PROBLEM REQUIREMENTS =>
Check each line of the listing below for the word "this" and say how many lines have it. Nothing else should be written.

───── EXTRACTED DATA

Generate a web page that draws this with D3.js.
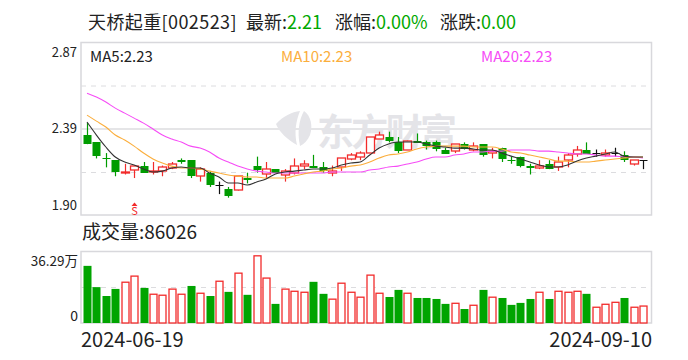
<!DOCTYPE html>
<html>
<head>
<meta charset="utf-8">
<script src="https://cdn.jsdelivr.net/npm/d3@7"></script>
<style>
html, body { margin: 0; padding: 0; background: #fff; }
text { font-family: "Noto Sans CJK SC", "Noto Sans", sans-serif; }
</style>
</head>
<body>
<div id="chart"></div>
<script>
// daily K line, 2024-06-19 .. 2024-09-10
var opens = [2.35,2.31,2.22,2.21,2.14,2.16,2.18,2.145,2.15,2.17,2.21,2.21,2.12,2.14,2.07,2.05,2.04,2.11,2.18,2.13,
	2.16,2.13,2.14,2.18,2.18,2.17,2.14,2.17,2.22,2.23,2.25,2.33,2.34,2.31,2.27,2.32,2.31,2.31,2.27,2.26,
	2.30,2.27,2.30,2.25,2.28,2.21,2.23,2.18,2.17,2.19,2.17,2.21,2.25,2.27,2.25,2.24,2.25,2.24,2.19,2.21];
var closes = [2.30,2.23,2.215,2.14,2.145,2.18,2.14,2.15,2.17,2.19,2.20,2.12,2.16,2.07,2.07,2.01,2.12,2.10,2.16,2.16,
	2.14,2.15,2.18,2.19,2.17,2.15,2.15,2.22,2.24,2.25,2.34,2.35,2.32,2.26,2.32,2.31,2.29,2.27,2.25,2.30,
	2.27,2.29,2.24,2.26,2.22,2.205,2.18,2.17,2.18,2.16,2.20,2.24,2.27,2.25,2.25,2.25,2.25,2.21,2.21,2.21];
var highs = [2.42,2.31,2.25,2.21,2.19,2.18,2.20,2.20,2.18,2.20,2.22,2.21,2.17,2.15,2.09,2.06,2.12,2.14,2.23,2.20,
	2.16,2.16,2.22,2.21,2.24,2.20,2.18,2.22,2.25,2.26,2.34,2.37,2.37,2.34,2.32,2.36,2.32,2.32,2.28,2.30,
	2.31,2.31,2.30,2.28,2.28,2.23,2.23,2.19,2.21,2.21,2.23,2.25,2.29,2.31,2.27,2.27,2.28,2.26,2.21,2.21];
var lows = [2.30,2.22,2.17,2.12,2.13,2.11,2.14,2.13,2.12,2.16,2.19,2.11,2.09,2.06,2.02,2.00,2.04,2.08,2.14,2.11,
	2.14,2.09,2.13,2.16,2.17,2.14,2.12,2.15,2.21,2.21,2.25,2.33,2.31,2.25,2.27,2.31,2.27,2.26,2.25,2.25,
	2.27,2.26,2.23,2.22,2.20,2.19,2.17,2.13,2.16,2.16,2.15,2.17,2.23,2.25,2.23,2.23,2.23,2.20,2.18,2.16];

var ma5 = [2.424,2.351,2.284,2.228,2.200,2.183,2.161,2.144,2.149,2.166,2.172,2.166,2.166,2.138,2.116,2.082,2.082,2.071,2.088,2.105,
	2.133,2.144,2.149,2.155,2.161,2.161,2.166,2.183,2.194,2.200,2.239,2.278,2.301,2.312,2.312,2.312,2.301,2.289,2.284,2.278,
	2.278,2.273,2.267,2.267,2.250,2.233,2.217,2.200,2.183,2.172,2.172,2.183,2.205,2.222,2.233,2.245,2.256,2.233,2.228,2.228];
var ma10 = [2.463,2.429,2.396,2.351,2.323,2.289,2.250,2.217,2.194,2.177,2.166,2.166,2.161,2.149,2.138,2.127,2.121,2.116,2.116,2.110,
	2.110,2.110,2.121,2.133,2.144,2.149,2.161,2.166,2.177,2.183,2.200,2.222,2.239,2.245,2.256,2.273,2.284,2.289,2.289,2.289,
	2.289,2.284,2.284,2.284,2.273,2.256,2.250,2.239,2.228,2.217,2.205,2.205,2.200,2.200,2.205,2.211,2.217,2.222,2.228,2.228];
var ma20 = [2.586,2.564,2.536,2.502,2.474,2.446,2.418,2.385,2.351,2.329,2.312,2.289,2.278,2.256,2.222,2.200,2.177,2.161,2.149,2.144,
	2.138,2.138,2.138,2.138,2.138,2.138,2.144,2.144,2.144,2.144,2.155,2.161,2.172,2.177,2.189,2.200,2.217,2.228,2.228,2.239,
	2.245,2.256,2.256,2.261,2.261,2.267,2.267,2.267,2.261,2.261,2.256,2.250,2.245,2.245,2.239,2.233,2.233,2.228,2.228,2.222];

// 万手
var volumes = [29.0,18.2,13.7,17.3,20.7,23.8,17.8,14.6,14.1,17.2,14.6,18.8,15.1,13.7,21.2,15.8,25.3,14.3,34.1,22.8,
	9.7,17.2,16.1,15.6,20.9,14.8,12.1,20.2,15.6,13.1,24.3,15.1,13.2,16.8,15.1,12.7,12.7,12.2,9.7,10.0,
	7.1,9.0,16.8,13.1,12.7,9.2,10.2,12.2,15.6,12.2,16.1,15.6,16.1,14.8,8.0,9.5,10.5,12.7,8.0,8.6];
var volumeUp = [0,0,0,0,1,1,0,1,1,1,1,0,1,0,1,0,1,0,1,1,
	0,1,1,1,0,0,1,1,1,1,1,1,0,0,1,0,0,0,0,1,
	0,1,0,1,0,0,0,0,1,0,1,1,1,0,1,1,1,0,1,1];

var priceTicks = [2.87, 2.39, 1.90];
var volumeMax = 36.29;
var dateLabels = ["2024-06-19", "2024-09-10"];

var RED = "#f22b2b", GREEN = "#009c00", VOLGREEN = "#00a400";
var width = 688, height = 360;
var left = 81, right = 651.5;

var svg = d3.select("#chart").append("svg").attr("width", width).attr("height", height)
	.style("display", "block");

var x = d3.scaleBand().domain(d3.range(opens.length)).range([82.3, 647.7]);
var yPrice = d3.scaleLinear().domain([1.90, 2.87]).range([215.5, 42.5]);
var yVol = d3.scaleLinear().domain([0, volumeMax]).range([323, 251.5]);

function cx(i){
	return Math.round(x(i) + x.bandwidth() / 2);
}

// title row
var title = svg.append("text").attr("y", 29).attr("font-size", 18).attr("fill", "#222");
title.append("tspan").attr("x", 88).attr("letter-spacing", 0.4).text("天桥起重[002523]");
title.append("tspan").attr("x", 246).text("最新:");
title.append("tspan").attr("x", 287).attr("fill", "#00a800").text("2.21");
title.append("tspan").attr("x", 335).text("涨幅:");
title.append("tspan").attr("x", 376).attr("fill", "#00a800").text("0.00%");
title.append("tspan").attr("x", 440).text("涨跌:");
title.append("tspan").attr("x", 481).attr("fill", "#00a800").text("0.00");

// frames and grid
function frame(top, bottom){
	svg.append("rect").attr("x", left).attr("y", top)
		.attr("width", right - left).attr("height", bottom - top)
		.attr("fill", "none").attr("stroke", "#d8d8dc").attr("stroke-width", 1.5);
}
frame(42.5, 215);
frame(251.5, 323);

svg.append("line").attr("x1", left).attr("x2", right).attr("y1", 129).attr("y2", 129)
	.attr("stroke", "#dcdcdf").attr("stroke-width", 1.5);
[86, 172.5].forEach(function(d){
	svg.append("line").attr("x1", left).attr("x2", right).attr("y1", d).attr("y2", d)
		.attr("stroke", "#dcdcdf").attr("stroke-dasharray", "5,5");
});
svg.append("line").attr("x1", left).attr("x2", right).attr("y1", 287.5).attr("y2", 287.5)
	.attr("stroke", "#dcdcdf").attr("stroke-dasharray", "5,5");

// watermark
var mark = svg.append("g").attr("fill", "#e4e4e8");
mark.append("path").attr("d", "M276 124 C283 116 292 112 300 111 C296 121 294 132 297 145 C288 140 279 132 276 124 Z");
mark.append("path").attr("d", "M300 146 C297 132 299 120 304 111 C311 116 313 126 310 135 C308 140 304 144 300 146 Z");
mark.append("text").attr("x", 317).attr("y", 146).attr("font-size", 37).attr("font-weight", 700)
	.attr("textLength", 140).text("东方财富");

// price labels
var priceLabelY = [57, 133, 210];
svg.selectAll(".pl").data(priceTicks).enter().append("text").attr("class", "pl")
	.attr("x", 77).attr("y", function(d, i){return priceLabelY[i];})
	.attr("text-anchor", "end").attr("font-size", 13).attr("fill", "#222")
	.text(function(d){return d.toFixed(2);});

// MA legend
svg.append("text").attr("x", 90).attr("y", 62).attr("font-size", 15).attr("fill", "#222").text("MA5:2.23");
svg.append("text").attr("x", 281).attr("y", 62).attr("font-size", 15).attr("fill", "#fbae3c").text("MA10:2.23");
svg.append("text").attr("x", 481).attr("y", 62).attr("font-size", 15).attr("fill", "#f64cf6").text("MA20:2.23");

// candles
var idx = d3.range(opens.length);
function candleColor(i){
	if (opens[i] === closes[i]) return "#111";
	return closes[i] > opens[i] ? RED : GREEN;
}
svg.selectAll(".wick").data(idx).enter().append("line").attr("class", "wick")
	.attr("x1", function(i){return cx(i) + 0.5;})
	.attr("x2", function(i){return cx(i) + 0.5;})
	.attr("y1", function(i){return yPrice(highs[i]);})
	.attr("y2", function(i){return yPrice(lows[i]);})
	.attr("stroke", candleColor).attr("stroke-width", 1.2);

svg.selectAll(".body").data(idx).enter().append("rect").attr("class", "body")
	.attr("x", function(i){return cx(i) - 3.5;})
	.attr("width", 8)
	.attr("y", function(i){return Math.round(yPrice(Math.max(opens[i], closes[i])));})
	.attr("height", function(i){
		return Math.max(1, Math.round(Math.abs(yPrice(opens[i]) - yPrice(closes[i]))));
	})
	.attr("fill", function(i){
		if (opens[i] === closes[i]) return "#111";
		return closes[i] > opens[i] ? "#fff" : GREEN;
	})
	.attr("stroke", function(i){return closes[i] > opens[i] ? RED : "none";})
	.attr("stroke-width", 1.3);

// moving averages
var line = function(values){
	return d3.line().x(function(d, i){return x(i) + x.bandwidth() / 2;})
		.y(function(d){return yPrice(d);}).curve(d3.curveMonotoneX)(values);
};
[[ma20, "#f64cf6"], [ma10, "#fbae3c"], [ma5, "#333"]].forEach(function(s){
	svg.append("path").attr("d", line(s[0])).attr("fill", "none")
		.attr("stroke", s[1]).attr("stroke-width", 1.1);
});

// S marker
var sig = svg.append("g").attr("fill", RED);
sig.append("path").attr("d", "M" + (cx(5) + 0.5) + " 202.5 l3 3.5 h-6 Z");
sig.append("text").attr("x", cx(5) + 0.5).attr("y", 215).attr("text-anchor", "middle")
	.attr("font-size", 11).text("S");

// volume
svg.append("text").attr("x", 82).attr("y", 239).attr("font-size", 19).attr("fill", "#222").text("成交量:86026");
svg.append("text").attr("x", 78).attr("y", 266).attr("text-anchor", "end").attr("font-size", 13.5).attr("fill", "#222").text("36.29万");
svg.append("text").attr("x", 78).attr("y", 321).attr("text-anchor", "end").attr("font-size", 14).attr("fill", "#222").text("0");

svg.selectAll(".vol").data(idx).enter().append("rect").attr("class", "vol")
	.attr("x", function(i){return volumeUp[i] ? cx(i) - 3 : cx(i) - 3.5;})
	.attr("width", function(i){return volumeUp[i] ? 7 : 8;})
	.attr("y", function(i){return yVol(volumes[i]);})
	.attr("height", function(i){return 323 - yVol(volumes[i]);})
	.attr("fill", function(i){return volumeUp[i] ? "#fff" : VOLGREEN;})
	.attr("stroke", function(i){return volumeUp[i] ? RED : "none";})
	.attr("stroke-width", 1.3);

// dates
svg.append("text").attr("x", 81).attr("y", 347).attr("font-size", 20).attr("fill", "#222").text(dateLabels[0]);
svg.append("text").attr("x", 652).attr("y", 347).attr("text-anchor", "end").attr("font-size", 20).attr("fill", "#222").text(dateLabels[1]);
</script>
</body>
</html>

──────────
───── EXTRACTED DATA

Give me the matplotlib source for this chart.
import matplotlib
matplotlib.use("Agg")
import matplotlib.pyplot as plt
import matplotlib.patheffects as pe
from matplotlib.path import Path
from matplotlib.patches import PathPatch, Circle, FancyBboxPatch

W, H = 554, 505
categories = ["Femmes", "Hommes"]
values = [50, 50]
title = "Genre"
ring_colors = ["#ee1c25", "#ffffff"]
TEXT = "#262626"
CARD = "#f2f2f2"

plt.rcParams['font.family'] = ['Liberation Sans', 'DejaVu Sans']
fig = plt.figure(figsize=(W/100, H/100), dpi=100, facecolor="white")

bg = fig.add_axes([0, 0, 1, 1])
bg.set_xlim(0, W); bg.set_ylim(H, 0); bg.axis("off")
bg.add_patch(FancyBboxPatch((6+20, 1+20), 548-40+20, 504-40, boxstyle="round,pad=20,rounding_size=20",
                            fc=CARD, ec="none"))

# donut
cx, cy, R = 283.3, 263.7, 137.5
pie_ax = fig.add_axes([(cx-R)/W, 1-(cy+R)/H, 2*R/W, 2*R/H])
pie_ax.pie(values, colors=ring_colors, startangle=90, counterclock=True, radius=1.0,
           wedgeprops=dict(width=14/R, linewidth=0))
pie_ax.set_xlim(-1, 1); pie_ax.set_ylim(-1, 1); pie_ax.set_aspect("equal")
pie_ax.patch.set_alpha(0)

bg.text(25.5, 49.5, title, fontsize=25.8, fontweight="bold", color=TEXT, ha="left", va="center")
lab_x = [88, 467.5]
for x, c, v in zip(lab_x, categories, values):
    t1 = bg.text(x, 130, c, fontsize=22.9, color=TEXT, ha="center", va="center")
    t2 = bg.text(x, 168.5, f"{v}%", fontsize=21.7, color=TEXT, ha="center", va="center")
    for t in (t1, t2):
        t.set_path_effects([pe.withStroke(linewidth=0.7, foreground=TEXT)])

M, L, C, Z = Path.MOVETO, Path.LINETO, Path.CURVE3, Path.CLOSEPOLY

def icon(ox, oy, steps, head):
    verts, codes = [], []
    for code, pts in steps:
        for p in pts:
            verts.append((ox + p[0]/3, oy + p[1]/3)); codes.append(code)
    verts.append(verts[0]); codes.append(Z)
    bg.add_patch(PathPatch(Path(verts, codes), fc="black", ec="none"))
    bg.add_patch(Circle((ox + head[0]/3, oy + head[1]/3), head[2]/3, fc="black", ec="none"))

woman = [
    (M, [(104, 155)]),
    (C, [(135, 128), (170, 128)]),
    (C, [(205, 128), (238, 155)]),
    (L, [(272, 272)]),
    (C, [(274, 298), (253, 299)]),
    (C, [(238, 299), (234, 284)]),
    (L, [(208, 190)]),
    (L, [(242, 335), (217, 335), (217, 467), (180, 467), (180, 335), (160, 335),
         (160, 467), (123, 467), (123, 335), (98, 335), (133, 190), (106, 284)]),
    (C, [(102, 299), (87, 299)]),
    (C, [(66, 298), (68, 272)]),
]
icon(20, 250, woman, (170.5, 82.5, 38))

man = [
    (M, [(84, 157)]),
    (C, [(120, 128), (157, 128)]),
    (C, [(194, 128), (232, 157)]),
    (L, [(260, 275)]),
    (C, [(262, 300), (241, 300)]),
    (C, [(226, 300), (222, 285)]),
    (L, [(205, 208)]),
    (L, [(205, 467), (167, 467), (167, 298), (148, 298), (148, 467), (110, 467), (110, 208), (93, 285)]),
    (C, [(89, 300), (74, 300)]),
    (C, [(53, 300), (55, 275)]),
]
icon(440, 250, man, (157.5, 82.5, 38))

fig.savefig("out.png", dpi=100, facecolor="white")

──────────

REPLY =>
2